EX-4D – A 4D video generation framework developed by ByteDance’s Pico team
What is EX-4D?
EX-4D is a novel 4D video generation framework developed by Pico, a team under ByteDance. It can generate high-quality 4D videos from monocular video input under extreme viewpoints. The framework is based on a unique Depth Waterproof Mesh (DW-Mesh) representation, explicitly modeling visible and occluded regions to ensure geometric consistency under extreme camera poses. It employs a simulated occlusion mask strategy to generate effective training data from monocular videos and synthesizes physically consistent and temporally coherent videos using a lightweight LoRA-based video diffusion adapter. EX-4D significantly outperforms existing methods under extreme viewpoints and offers a new solution for 4D video generation.
Main Features of EX-4D
-
Extreme Viewpoint Video Generation: Supports generating videos with extreme viewpoints ranging from -90° to 90°, providing a rich viewing experience.
-
Geometric Consistency Preservation: Based on the Depth Waterproof Mesh (DW-Mesh) representation, it ensures consistent geometric structure across different viewpoints.
-
Occlusion Handling: Effectively manages boundary occlusions to avoid visual artifacts caused by viewpoint changes.
-
Temporal Coherence: Generated videos maintain high temporal coherence, avoiding common flickering and jittering issues.
-
No Multi-View Data Required: Uses a simulated occlusion mask strategy to train on monocular videos, eliminating the need for costly multi-view datasets.
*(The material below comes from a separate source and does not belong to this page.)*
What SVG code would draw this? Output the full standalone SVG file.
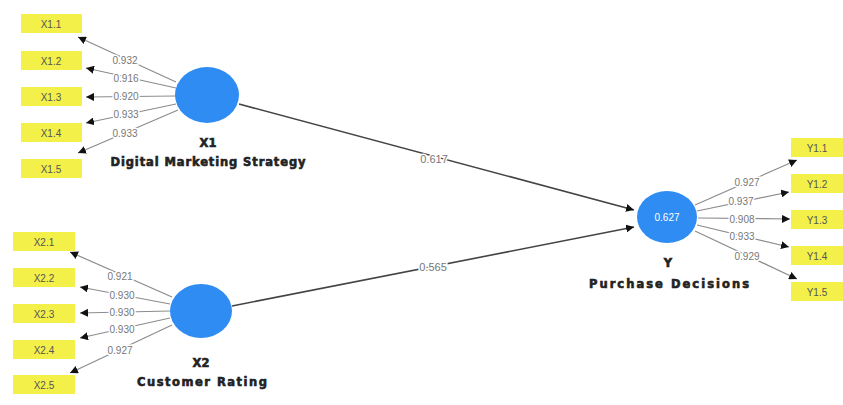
<svg xmlns="http://www.w3.org/2000/svg" width="843" height="405" viewBox="0 0 843 405">
<style>
.box{fill:#f3f04a}
.bt{font-family:"Liberation Sans",Arial,sans-serif;font-size:10px;fill:#555;text-anchor:middle;dominant-baseline:central}
.lv{fill:#2f8cf3}
.ld{stroke:#8c8c8c;stroke-width:1.2;fill:none;marker-end:url(#ah)}
.st{stroke:#444;stroke-width:1.6;fill:none;marker-end:url(#ah)}
.lb{font-family:"Liberation Sans",Arial,sans-serif;font-size:10px;fill:#777;text-anchor:middle;dominant-baseline:central;stroke:#fff;stroke-width:3;paint-order:stroke}
.sl{font-family:"Liberation Sans",Arial,sans-serif;font-size:11px;fill:#777;text-anchor:middle;dominant-baseline:central;stroke:#fff;stroke-width:3;paint-order:stroke}
.nm{font-family:"DejaVu Sans","Liberation Sans",sans-serif;font-size:11.5px;font-weight:bold;fill:#222;text-anchor:middle;stroke:#222;stroke-width:0.6}
.r2{font-family:"Liberation Sans",Arial,sans-serif;font-size:10px;fill:#fff;text-anchor:middle;dominant-baseline:central}
</style>
<defs>
<marker id="ah" markerUnits="userSpaceOnUse" markerWidth="9" markerHeight="8" refX="8" refY="4" orient="auto">
<path d="M0,0 L8,4 L0,8 z" fill="#111"/>
</marker>
</defs>
<rect width="843" height="405" fill="#fff"/>
<g id="connectors">
<line class="ld" x1="176" y1="82" x2="78" y2="37"/>
<line class="ld" x1="176" y1="88" x2="86" y2="68"/>
<line class="ld" x1="176" y1="96" x2="86" y2="97"/>
<line class="ld" x1="176" y1="104" x2="86" y2="123"/>
<line class="ld" x1="178" y1="110" x2="78" y2="153"/>
<line class="ld" x1="172" y1="297" x2="70" y2="252"/>
<line class="ld" x1="170" y1="304" x2="80" y2="287"/>
<line class="ld" x1="170" y1="311" x2="80" y2="313"/>
<line class="ld" x1="170" y1="318" x2="80" y2="338"/>
<line class="ld" x1="172" y1="325" x2="70" y2="373"/>
<line class="ld" x1="695" y1="205" x2="797" y2="160"/>
<line class="ld" x1="697" y1="211" x2="789" y2="192"/>
<line class="ld" x1="698" y1="218" x2="790" y2="219"/>
<line class="ld" x1="697" y1="225" x2="789" y2="247"/>
<line class="ld" x1="695" y1="231" x2="797" y2="279"/>
<line class="st" x1="239" y1="104" x2="634" y2="210"/>
<line class="st" x1="232" y1="306" x2="634" y2="227"/>
<text class="lb" x="125" y="60">0.932</text>
<text class="lb" x="126" y="78">0.916</text>
<text class="lb" x="126" y="96">0.920</text>
<text class="lb" x="126" y="114">0.933</text>
<text class="lb" x="125" y="133">0.933</text>
<text class="lb" x="120" y="276">0.921</text>
<text class="lb" x="122" y="295">0.930</text>
<text class="lb" x="122" y="312">0.930</text>
<text class="lb" x="122" y="329">0.930</text>
<text class="lb" x="120" y="350">0.927</text>
<text class="lb" x="747" y="182">0.927</text>
<text class="lb" x="741" y="201">0.937</text>
<text class="lb" x="742" y="219">0.908</text>
<text class="lb" x="742" y="236">0.933</text>
<text class="lb" x="747" y="256">0.929</text>
<text class="sl" x="434" y="159">0.617</text>
<text class="sl" x="433" y="267">0.565</text>
</g>
<g id="X1">
<ellipse class="lv" cx="207" cy="95" rx="32" ry="28"/>
<text class="nm" x="208" y="147">X1</text>
<text class="nm" x="208" y="166" textLength="195" lengthAdjust="spacing">Digital Marketing Strategy</text>
</g>
<g id="X2">
<ellipse class="lv" cx="201" cy="311" rx="31" ry="27"/>
<text class="nm" x="201" y="367">X2</text>
<text class="nm" x="202" y="386" textLength="130" lengthAdjust="spacing">Customer Rating</text>
</g>
<g id="Y">
<ellipse class="lv" cx="667" cy="217" rx="30" ry="26"/>
<text class="r2" x="667" y="217">0.627</text>
<text class="nm" x="668" y="267">Y</text>
<text class="nm" x="669" y="288" textLength="160" lengthAdjust="spacing">Purchase Decisions</text>
</g>
<g id="X1.1"><rect class="box" x="21" y="14" width="61" height="19"/><text class="bt" x="51" y="24">X1.1</text></g>
<g id="X1.2"><rect class="box" x="21" y="51" width="61" height="19"/><text class="bt" x="51" y="61">X1.2</text></g>
<g id="X1.3"><rect class="box" x="21" y="87" width="61" height="19"/><text class="bt" x="51" y="97">X1.3</text></g>
<g id="X1.4"><rect class="box" x="21" y="123" width="61" height="19"/><text class="bt" x="51" y="133">X1.4</text></g>
<g id="X1.5"><rect class="box" x="21" y="159" width="61" height="19"/><text class="bt" x="51" y="169">X1.5</text></g>
<g id="X2.1"><rect class="box" x="13" y="232" width="62" height="19"/><text class="bt" x="44" y="242">X2.1</text></g>
<g id="X2.2"><rect class="box" x="13" y="268" width="62" height="19"/><text class="bt" x="44" y="278">X2.2</text></g>
<g id="X2.3"><rect class="box" x="13" y="304" width="62" height="19"/><text class="bt" x="44" y="314">X2.3</text></g>
<g id="X2.4"><rect class="box" x="13" y="340" width="62" height="19"/><text class="bt" x="44" y="350">X2.4</text></g>
<g id="X2.5"><rect class="box" x="13" y="375" width="62" height="19"/><text class="bt" x="44" y="385">X2.5</text></g>
<g id="Y1.1"><rect class="box" x="791" y="138" width="52" height="19"/><text class="bt" x="817" y="148">Y1.1</text></g>
<g id="Y1.2"><rect class="box" x="791" y="174" width="52" height="19"/><text class="bt" x="817" y="184">Y1.2</text></g>
<g id="Y1.3"><rect class="box" x="791" y="210" width="52" height="19"/><text class="bt" x="817" y="220">Y1.3</text></g>
<g id="Y1.4"><rect class="box" x="791" y="246" width="52" height="19"/><text class="bt" x="817" y="256">Y1.4</text></g>
<g id="Y1.5"><rect class="box" x="791" y="282" width="52" height="19"/><text class="bt" x="817" y="292">Y1.5</text></g>
</svg>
Technical Principles of EX-4D
-
Depth Waterproof Mesh (DW-Mesh): DW-Mesh models visible surfaces while explicitly modeling occluded boundaries, ensuring geometric consistency under extreme viewpoints. It provides reliable occlusion masks for each viewpoint to effectively handle boundary occlusions.
-
Simulated Occlusion Mask Strategy: Based on DW-Mesh, it simulates occlusions from novel viewpoints to generate effective training data. Inter-frame point tracking ensures temporal consistency, simulating realistic occlusion changes in dynamic scenes.
-
Lightweight LoRA-based Video Diffusion Adapter: Efficiently integrates geometric information from DW-Mesh with pre-trained video diffusion models to generate high-quality videos. With only about 1% trainable parameters, it greatly reduces computational requirements and improves training and inference efficiency.
Project Links
-
Official website: https://tau-yihouxiang.github.io/projects/EX-4D/EX-4D.html
-
GitHub repository: https://github.com/tau-yihouxiang/EX-4D
-
arXiv paper: https://arxiv.org/pdf/2506.05554
Applications of EX-4D
-
Immersive Entertainment Experiences: Used in sports events, concerts, and live broadcasts, allowing viewers to freely switch perspectives and enhancing engagement.
-
Game Development: Generates free-viewpoint game scenes and cutscenes, improving player immersion and interaction.
-
Education and Training: Creates virtual teaching environments, such as virtual labs and surgical simulations, enhancing learning outcomes.
-
Advertising and Marketing: Produces interactive ads and virtual showrooms, enabling consumers to view products from all angles and improving shopping experiences.
-
Cultural Heritage Preservation: Recreates historical scenes and builds virtual museums, allowing multi-angle appreciation of cultural artifacts and artworks.